═══ Material

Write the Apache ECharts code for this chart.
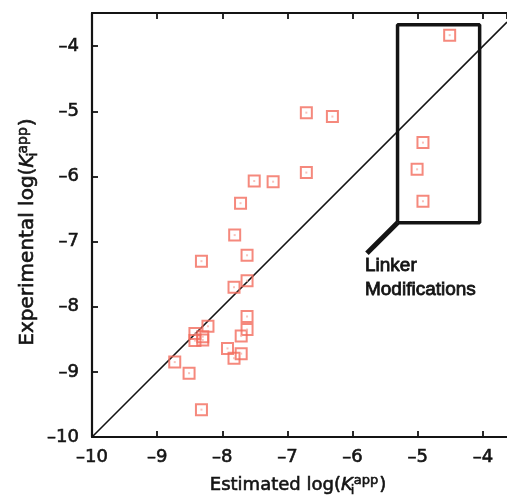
<!DOCTYPE html>
<html lang="en">
<head>
  <meta charset="UTF-8">
  <title>Estimated vs experimental log(Ki app)</title>
  <script src="https://cdn.jsdelivr.net/npm/echarts@6/dist/echarts.min.js"></script>
  <style>html,body{margin:0;padding:0;background:#fff}</style>
</head>
<body>
  <div id="main" style="width: 507px;height:495px"></div>
  <script>
    // estimated / experimental log(Ki app)
    var estimated = [-4.51, -4.92, -5.01, -4.92, -6.71, -6.31, -6.71, -7.22, -7.51, -7.72,
      -7.81, -7.62, -8.32, -7.62, -7.82, -7.62, -7.62, -7.71, -8.22, -8.42,
      -8.30, -8.42, -8.30, -7.92, -7.71, -7.82, -8.73, -8.51, -8.32];
    var experimental = [-3.83, -5.48, -5.89, -6.38, -5.02, -5.08, -5.94, -6.08, -6.07, -6.41,
      -6.90, -7.21, -7.30, -7.60, -7.70, -8.15, -8.35, -8.45, -8.30, -8.41,
      -8.46, -8.52, -8.51, -8.64, -8.72, -8.79, -8.85, -9.02, -9.58];
    var tickValues = [-10, -9, -8, -7, -6, -5, -4];
    var axisMin = -10, xMax = -3.63, yMax = -3.49;
    // "Linker Modifications" box and its pointer
    var boxX = [-5.31, -4.05];
    var boxY = [-6.71, -3.67];
    var pointerEnd = [-5.78, -7.18];
    var annotation = 'Linker\nModifications';
    var annotationAt = [-5.81, -7.18];

    var points = estimated.map(function (x, i) { return [x, experimental[i]]; });
    var box = [[boxX[0], boxY[0]], [boxX[1], boxY[0]], [boxX[1], boxY[1]], [boxX[0], boxY[1]], [boxX[0], boxY[0]]];

    var ink = '#141414';
    var red = '#f26c5c';
    var heavy = 0.6; // thin stroke on text to match the heavier print

    // canvas to measure text for the sub/superscript titles
    var ctx = document.createElement('canvas').getContext('2d');
    function textW(s, font) { ctx.font = font; return ctx.measureText(s).width; }

    function titleParts(prefix, size) {
      var fam = '"DejaVu Sans"';
      var base = size + 'px ' + fam;
      var ital = 'italic ' + size + 'px ' + fam;
      var sm = Math.round(size * 0.72);
      var small = sm + 'px ' + fam;
      var els = [];
      function piece(txt, font, fs, x, baseline) {
        els.push({
          type: 'text',
          style: {
            text: txt, font: font, fill: ink, stroke: ink, lineWidth: heavy,
            x: x, y: baseline - 0.3 * fs,
            textAlign: 'left', align: 'left', textVerticalAlign: 'middle', verticalAlign: 'middle'
          }
        });
      }
      var x = 0;
      piece(prefix + ' log(', base, size, x, 0);
      x += textW(prefix + ' log(', base);
      piece('K', ital, size, x, 0);
      var kw = textW('K', ital);
      piece('i', small, sm, x + kw - 2, size * 0.17);
      piece('app', small, sm, x + kw + 1, -size * 0.34);
      x += kw + 1 + textW('app', small) + 1;
      piece(')', base, size, x, 0);
      x += textW(')', base);
      return { children: els, width: x };
    }

    var xTitle = titleParts('Estimated', 18);
    var yTitle = titleParts('Experimental', 20);

    var myChart = echarts.init(document.getElementById('main'));

    function tickLabel(v) {
      return tickValues.indexOf(v) >= 0 ? String(v).replace('-', '\u2013') : '';
    }

    var axisFont = {
      fontFamily: 'DejaVu Sans', fontSize: 18, color: ink,
      textBorderColor: ink, textBorderWidth: heavy
    };

    var option = {
      animation: false,
      grid: { left: 92, right: 0, top: 13, bottom: 58 },
      xAxis: [{
        type: 'value', min: axisMin, max: xMax, interval: 1,
        axisLine: { lineStyle: { color: ink, width: 2.2 } },
        axisTick: { inside: true, length: 6, lineStyle: { color: ink, width: 1.8 } },
        axisLabel: Object.assign({ margin: 11, formatter: tickLabel, showMaxLabel: false }, axisFont),
        splitLine: { show: false }
      }, {
        type: 'value', position: 'top', min: axisMin, max: xMax, interval: 1,
        axisLine: { lineStyle: { color: ink, width: 2.2 } },
        axisTick: { inside: true, length: 6, lineStyle: { color: ink, width: 1.8 } },
        axisLabel: { show: false },
        splitLine: { show: false }
      }],
      yAxis: {
        type: 'value', min: axisMin, max: yMax, interval: 1,
        axisLine: { lineStyle: { color: ink, width: 2.2 } },
        axisTick: { inside: true, length: 6, lineStyle: { color: ink, width: 1.8 } },
        axisLabel: Object.assign({ margin: 13, formatter: tickLabel, showMaxLabel: false }, axisFont),
        splitLine: { show: false }
      },
      series: [
        {
          // y = x
          type: 'line', data: [[axisMin, axisMin], [xMax, xMax]],
          showSymbol: false, silent: true,
          lineStyle: { color: ink, width: 1.6 }, z: 1
        },
        {
          type: 'line', data: box, showSymbol: false, silent: true,
          lineStyle: { color: ink, width: 3.5 }, z: 2
        },
        {
          type: 'line', data: [[boxX[0], boxY[0]], pointerEnd], showSymbol: false, silent: true,
          lineStyle: { color: ink, width: 5 }, z: 2
        },
        {
          type: 'scatter', data: points, symbol: 'rect', symbolSize: 11,
          itemStyle: { color: 'rgba(255,255,255,0)', borderColor: red, borderWidth: 2 }, z: 3
        },
        {
          type: 'scatter', data: points, symbol: 'rect', symbolSize: 2, silent: true,
          itemStyle: { color: '#f7b3aa' }, z: 3
        }
      ]
    };
    myChart.setOption(option);

    var at = myChart.convertToPixel({ gridIndex: 0 }, annotationAt);
    myChart.setOption({
      graphic: [
        {
          type: 'text', x: at[0], y: at[1],
          style: {
            text: annotation, font: '19px "Liberation Sans"', lineHeight: 24,
            fill: ink, stroke: ink, lineWidth: 0.8,
            textAlign: 'left', align: 'left', textVerticalAlign: 'top', verticalAlign: 'top'
          }
        },
        { type: 'group', x: 298 - xTitle.width / 2, y: 491, children: xTitle.children },
        { type: 'group', x: 34, y: 232 + yTitle.width / 2, rotation: Math.PI / 2, children: yTitle.children }
      ]
    });
  </script>
</body>
</html>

══════

Leave out the pictures and restate, word for word, the lines from the top of the data through the line containing "var annotationAt = [-5.81, -7.18];", both included.

* Result below *
Write the Apache ECharts code for this chart.
<!DOCTYPE html>
<html lang="en">
<head>
  <meta charset="UTF-8">
  <title>Estimated vs experimental log(Ki app)</title>
  <script src="https://cdn.jsdelivr.net/npm/echarts@6/dist/echarts.min.js"></script>
  <style>html,body{margin:0;padding:0;background:#fff}</style>
</head>
<body>
  <div id="main" style="width: 507px;height:495px"></div>
  <script>
    // estimated / experimental log(Ki app)
    var estimated = [-4.51, -4.92, -5.01, -4.92, -6.71, -6.31, -6.71, -7.22, -7.51, -7.72,
      -7.81, -7.62, -8.32, -7.62, -7.82, -7.62, -7.62, -7.71, -8.22, -8.42,
      -8.30, -8.42, -8.30, -7.92, -7.71, -7.82, -8.73, -8.51, -8.32];
    var experimental = [-3.83, -5.48, -5.89, -6.38, -5.02, -5.08, -5.94, -6.08, -6.07, -6.41,
      -6.90, -7.21, -7.30, -7.60, -7.70, -8.15, -8.35, -8.45, -8.30, -8.41,
      -8.46, -8.52, -8.51, -8.64, -8.72, -8.79, -8.85, -9.02, -9.58];
    var tickValues = [-10, -9, -8, -7, -6, -5, -4];
    var axisMin = -10, xMax = -3.63, yMax = -3.49;
    // "Linker Modifications" box and its pointer
    var boxX = [-5.31, -4.05];
    var boxY = [-6.71, -3.67];
    var pointerEnd = [-5.78, -7.18];
    var annotation = 'Linker\nModifications';
    var annotationAt = [-5.81, -7.18];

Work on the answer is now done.